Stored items
'''
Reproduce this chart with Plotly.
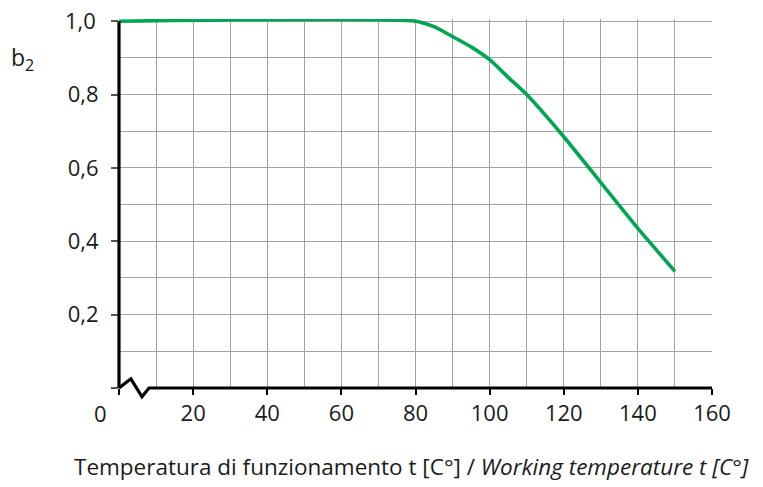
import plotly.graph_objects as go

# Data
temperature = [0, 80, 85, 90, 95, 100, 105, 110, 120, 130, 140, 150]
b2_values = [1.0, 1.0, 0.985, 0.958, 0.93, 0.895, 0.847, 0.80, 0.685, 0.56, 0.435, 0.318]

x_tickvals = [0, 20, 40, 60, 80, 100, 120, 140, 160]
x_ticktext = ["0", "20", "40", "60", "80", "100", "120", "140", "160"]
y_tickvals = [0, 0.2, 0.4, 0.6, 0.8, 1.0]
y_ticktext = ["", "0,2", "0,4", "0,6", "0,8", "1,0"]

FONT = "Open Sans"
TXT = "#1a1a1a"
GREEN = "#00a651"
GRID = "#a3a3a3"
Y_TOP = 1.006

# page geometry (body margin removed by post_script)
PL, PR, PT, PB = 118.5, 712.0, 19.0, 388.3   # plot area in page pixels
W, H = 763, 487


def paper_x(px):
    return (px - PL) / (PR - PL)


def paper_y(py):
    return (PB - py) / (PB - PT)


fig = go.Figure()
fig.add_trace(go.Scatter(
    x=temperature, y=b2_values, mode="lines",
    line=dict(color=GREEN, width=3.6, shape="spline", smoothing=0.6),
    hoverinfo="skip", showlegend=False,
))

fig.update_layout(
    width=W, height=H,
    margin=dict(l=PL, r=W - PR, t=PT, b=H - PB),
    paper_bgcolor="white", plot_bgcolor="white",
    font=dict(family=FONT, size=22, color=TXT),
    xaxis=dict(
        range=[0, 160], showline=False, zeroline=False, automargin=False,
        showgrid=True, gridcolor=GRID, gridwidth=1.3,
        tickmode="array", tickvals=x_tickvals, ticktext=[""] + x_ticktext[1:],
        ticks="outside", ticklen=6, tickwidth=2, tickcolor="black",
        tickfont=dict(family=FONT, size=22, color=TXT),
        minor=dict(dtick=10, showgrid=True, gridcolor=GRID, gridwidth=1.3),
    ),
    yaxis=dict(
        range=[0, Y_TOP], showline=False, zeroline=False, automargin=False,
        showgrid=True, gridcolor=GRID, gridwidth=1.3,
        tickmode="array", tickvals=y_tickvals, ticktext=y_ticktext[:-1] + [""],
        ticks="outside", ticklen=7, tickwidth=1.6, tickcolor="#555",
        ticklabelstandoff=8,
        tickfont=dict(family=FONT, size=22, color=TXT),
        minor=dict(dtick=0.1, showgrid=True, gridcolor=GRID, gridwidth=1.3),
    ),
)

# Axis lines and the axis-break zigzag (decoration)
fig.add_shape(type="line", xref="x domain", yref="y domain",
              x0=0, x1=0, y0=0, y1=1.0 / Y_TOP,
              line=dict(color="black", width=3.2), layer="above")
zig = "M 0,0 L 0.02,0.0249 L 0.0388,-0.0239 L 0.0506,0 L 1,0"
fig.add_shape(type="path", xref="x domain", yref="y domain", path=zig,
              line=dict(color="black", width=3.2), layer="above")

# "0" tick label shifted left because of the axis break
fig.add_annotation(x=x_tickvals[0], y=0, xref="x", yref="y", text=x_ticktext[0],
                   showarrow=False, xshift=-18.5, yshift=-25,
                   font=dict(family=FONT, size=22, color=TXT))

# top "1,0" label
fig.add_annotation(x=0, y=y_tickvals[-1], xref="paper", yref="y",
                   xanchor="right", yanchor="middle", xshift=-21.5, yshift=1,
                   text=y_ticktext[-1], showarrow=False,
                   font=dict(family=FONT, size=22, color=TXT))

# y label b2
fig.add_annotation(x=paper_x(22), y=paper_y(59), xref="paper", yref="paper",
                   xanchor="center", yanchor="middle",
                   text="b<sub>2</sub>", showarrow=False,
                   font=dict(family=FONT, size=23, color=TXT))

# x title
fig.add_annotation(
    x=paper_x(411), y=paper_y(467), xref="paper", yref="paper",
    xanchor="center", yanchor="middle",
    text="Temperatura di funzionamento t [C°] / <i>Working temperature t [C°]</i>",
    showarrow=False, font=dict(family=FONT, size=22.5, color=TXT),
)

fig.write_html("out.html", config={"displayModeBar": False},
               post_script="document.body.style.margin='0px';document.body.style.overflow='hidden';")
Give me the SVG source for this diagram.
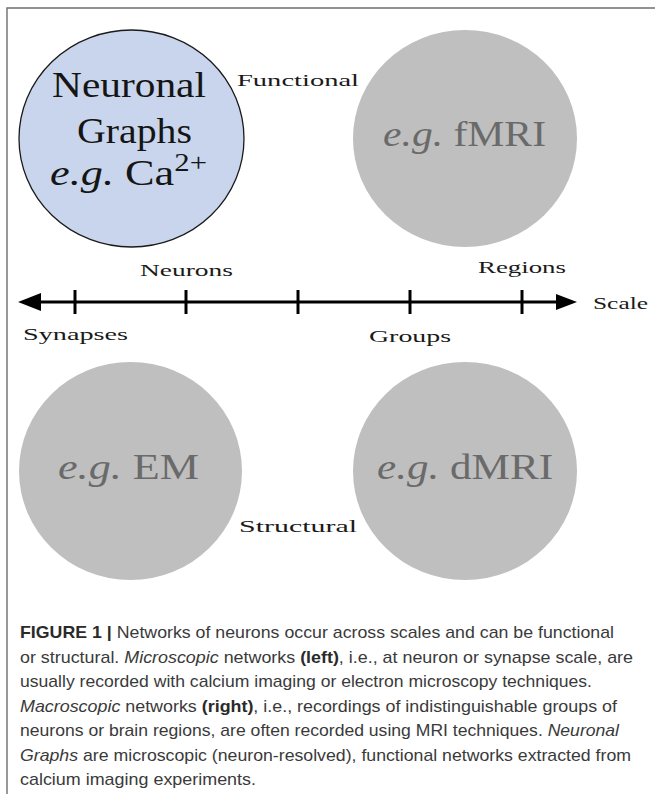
'''
* **STATED EXERCISE**
Quote the entries in full. Any image among them is to be omitted from the copy.

* **OUTPUT BELOW**
Reproduce this chart with Plotly.
import plotly.graph_objects as go

# Data
temperature = [0, 80, 85, 90, 95, 100, 105, 110, 120, 130, 140, 150]
b2_values = [1.0, 1.0, 0.985, 0.958, 0.93, 0.895, 0.847, 0.80, 0.685, 0.56, 0.435, 0.318]

x_tickvals = [0, 20, 40, 60, 80, 100, 120, 140, 160]
x_ticktext = ["0", "20", "40", "60", "80", "100", "120", "140", "160"]
y_tickvals = [0, 0.2, 0.4, 0.6, 0.8, 1.0]
y_ticktext = ["", "0,2", "0,4", "0,6", "0,8", "1,0"]

FONT = "Open Sans"
TXT = "#1a1a1a"
GREEN = "#00a651"
GRID = "#a3a3a3"
Y_TOP = 1.006

# page geometry (body margin removed by post_script)
PL, PR, PT, PB = 118.5, 712.0, 19.0, 388.3   # plot area in page pixels
W, H = 763, 487


def paper_x(px):
    return (px - PL) / (PR - PL)


def paper_y(py):
    return (PB - py) / (PB - PT)


fig = go.Figure()
fig.add_trace(go.Scatter(
    x=temperature, y=b2_values, mode="lines",
    line=dict(color=GREEN, width=3.6, shape="spline", smoothing=0.6),
    hoverinfo="skip", showlegend=False,
))

fig.update_layout(
    width=W, height=H,
    margin=dict(l=PL, r=W - PR, t=PT, b=H - PB),
    paper_bgcolor="white", plot_bgcolor="white",
    font=dict(family=FONT, size=22, color=TXT),
    xaxis=dict(
        range=[0, 160], showline=False, zeroline=False, automargin=False,
        showgrid=True, gridcolor=GRID, gridwidth=1.3,
        tickmode="array", tickvals=x_tickvals, ticktext=[""] + x_ticktext[1:],
        ticks="outside", ticklen=6, tickwidth=2, tickcolor="black",
        tickfont=dict(family=FONT, size=22, color=TXT),
        minor=dict(dtick=10, showgrid=True, gridcolor=GRID, gridwidth=1.3),
    ),
    yaxis=dict(
        range=[0, Y_TOP], showline=False, zeroline=False, automargin=False,
        showgrid=True, gridcolor=GRID, gridwidth=1.3,
        tickmode="array", tickvals=y_tickvals, ticktext=y_ticktext[:-1] + [""],
        ticks="outside", ticklen=7, tickwidth=1.6, tickcolor="#555",
        ticklabelstandoff=8,
        tickfont=dict(family=FONT, size=22, color=TXT),
        minor=dict(dtick=0.1, showgrid=True, gridcolor=GRID, gridwidth=1.3),
    ),
)

# Axis lines and the axis-break zigzag (decoration)
fig.add_shape(type="line", xref="x domain", yref="y domain",
              x0=0, x1=0, y0=0, y1=1.0 / Y_TOP,
              line=dict(color="black", width=3.2), layer="above")
zig = "M 0,0 L 0.02,0.0249 L 0.0388,-0.0239 L 0.0506,0 L 1,0"
fig.add_shape(type="path", xref="x domain", yref="y domain", path=zig,
              line=dict(color="black", width=3.2), layer="above")

# "0" tick label shifted left because of the axis break
fig.add_annotation(x=x_tickvals[0], y=0, xref="x", yref="y", text=x_ticktext[0],
                   showarrow=False, xshift=-18.5, yshift=-25,
                   font=dict(family=FONT, size=22, color=TXT))

# top "1,0" label
fig.add_annotation(x=0, y=y_tickvals[-1], xref="paper", yref="y",
                   xanchor="right", yanchor="middle", xshift=-21.5, yshift=1,
                   text=y_ticktext[-1], showarrow=False,
                   font=dict(family=FONT, size=22, color=TXT))

# y label b2
fig.add_annotation(x=paper_x(22), y=paper_y(59), xref="paper", yref="paper",
                   xanchor="center", yanchor="middle",
                   text="b<sub>2</sub>", showarrow=False,
                   font=dict(family=FONT, size=23, color=TXT))

# x title
fig.add_annotation(
    x=paper_x(411), y=paper_y(467), xref="paper", yref="paper",
    xanchor="center", yanchor="middle",
    text="Temperatura di funzionamento t [C°] / <i>Working temperature t [C°]</i>",
    showarrow=False, font=dict(family=FONT, size=22.5, color=TXT),
)

fig.write_html("out.html", config={"displayModeBar": False},
               post_script="document.body.style.margin='0px';document.body.style.overflow='hidden';")
Give me the SVG source for this diagram.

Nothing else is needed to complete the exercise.